- Goal of the exercise
Each line below should be retyped exactly, with no pictures.

-=-=-

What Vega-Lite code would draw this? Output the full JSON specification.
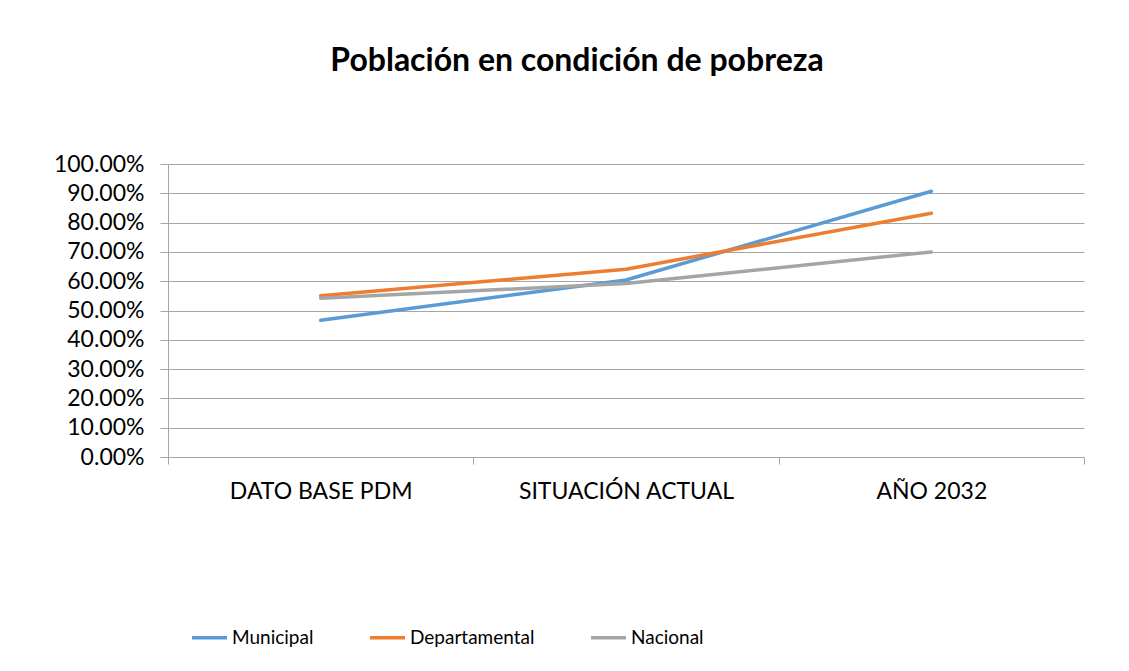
{
  "$schema": "https://vega.github.io/schema/vega-lite/v6.json",
  "width": 916,
  "height": 293,
  "autosize": {"type": "none"},
  "padding": {"left": 168, "top": 164, "right": 45, "bottom": 214},
  "background": "white",
  "title": {
    "text": "Población en condición de pobreza",
    "font": "Lato",
    "fontSize": 32,
    "fontWeight": "bold",
    "color": "#000000",
    "anchor": "middle",
    "offset": 75,
    "dx": -49
  },
  "config": {
    "view": {"stroke": null},
    "font": "Lato"
  },
  "data": {
    "values": [
      {"categoria": "DATO BASE PDM", "serie": "Municipal", "valor": 0.467},
      {"categoria": "SITUACIÓN ACTUAL", "serie": "Municipal", "valor": 0.604},
      {"categoria": "AÑO 2032", "serie": "Municipal", "valor": 0.907},
      {"categoria": "DATO BASE PDM", "serie": "Departamental", "valor": 0.55},
      {"categoria": "SITUACIÓN ACTUAL", "serie": "Departamental", "valor": 0.641},
      {"categoria": "AÑO 2032", "serie": "Departamental", "valor": 0.832},
      {"categoria": "DATO BASE PDM", "serie": "Nacional", "valor": 0.542},
      {"categoria": "SITUACIÓN ACTUAL", "serie": "Nacional", "valor": 0.592},
      {"categoria": "AÑO 2032", "serie": "Nacional", "valor": 0.70}
    ]
  },
  "mark": {"type": "line", "strokeWidth": 3.5, "strokeCap": "round"},
  "encoding": {
    "x": {
      "field": "categoria",
      "type": "nominal",
      "sort": ["DATO BASE PDM", "SITUACIÓN ACTUAL", "AÑO 2032"],
      "bandPosition": 0.5,
      "scale": {"type": "band", "paddingInner": 0, "paddingOuter": 0},
      "axis": {
        "title": null,
        "labelAngle": 0,
        "labelFont": "Lato",
        "labelFontSize": 23,
        "labelColor": "#000000",
        "labelPadding": 16,
        "labelLimit": 0,
        "tickBand": "extent",
        "ticks": true,
        "tickSize": 7,
        "tickColor": "#A6A6A6",
        "domainColor": "#A6A6A6",
        "domainWidth": 1,
        "grid": false
      }
    },
    "y": {
      "field": "valor",
      "type": "quantitative",
      "scale": {"domain": [0, 1], "nice": false},
      "axis": {
        "title": null,
        "values": [0, 0.1, 0.2, 0.3, 0.4, 0.5, 0.6, 0.7, 0.8, 0.9, 1.0],
        "format": ".2%",
        "labelFont": "Lato",
        "labelFontSize": 23,
        "labelColor": "#000000",
        "labelPadding": 16,
        "tickSize": 8,
        "tickColor": "#A6A6A6",
        "domainColor": "#A6A6A6",
        "grid": true,
        "gridColor": "#A6A6A6",
        "gridWidth": 1
      }
    },
    "color": {
      "field": "serie",
      "type": "nominal",
      "scale": {
        "domain": ["Municipal", "Departamental", "Nacional"],
        "range": ["#5B9BD5", "#ED7D31", "#A5A5A5"]
      },
      "legend": {
        "title": null,
        "orient": "none",
        "direction": "horizontal",
        "legendX": 22,
        "legendY": 454,
        "symbolType": "stroke",
        "symbolSize": 1225,
        "symbolStrokeWidth": 3.5,
        "labelFont": "Lato",
        "labelFontSize": 19,
        "labelColor": "#000000",
        "labelOffset": 3,
        "columnPadding": 49,
        "columns": 3
      }
    }
  }
}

-=-=-

- Task result
What Vega-Lite code would draw this? Output the full JSON specification.
{
  "$schema": "https://vega.github.io/schema/vega-lite/v6.json",
  "width": 916,
  "height": 293,
  "autosize": {"type": "none"},
  "padding": {"left": 168, "top": 164, "right": 45, "bottom": 214},
  "background": "white",
  "title": {
    "text": "Población en condición de pobreza",
    "font": "Lato",
    "fontSize": 32,
    "fontWeight": "bold",
    "color": "#000000",
    "anchor": "middle",
    "offset": 75,
    "dx": -49
  },
  "config": {
    "view": {"stroke": null},
    "font": "Lato"
  },
  "data": {
    "values": [
      {"categoria": "DATO BASE PDM", "serie": "Municipal", "valor": 0.467},
      {"categoria": "SITUACIÓN ACTUAL", "serie": "Municipal", "valor": 0.604},
      {"categoria": "AÑO 2032", "serie": "Municipal", "valor": 0.907},
      {"categoria": "DATO BASE PDM", "serie": "Departamental", "valor": 0.55},
      {"categoria": "SITUACIÓN ACTUAL", "serie": "Departamental", "valor": 0.641},
      {"categoria": "AÑO 2032", "serie": "Departamental", "valor": 0.832},
      {"categoria": "DATO BASE PDM", "serie": "Nacional", "valor": 0.542},
      {"categoria": "SITUACIÓN ACTUAL", "serie": "Nacional", "valor": 0.592},
      {"categoria": "AÑO 2032", "serie": "Nacional", "valor": 0.70}
    ]
  },
  "mark": {"type": "line", "strokeWidth": 3.5, "strokeCap": "round"},
  "encoding": {
    "x": {
      "field": "categoria",
      "type": "nominal",
      "sort": ["DATO BASE PDM", "SITUACIÓN ACTUAL", "AÑO 2032"],
      "bandPosition": 0.5,
      "scale": {"type": "band", "paddingInner": 0, "paddingOuter": 0},
      "axis": {
        "title": null,
        "labelAngle": 0,
        "labelFont": "Lato",
        "labelFontSize": 23,
        "labelColor": "#000000",
        "labelPadding": 16,
        "labelLimit": 0,
        "tickBand": "extent",
        "ticks": true,
        "tickSize": 7,
        "tickColor": "#A6A6A6",
        "domainColor": "#A6A6A6",
        "domainWidth": 1,
        "grid": false
      }
    },
    "y": {
      "field": "valor",
      "type": "quantitative",
      "scale": {"domain": [0, 1], "nice": false},
      "axis": {
        "title": null,
        "values": [0, 0.1, 0.2, 0.3, 0.4, 0.5, 0.6, 0.7, 0.8, 0.9, 1.0],
        "format": ".2%",
        "labelFont": "Lato",
        "labelFontSize": 23,
        "labelColor": "#000000",
        "labelPadding": 16,
        "tickSize": 8,
        "tickColor": "#A6A6A6",
        "domainColor": "#A6A6A6",
        "grid": true,
        "gridColor": "#A6A6A6",
        "gridWidth": 1
      }
    },
    "color": {
      "field": "serie",
      "type": "nominal",
      "scale": {
        "domain": ["Municipal", "Departamental", "Nacional"],
        "range": ["#5B9BD5", "#ED7D31", "#A5A5A5"]
      },
      "legend": {
        "title": null,
        "orient": "none",
        "direction": "horizontal",
        "legendX": 22,
        "legendY": 454,
        "symbolType": "stroke",
        "symbolSize": 1225,
        "symbolStrokeWidth": 3.5,
        "labelFont": "Lato",
        "labelFontSize": 19,
        "labelColor": "#000000",
        "labelOffset": 3,
        "columnPadding": 49,
        "columns": 3
      }
    }
  }
}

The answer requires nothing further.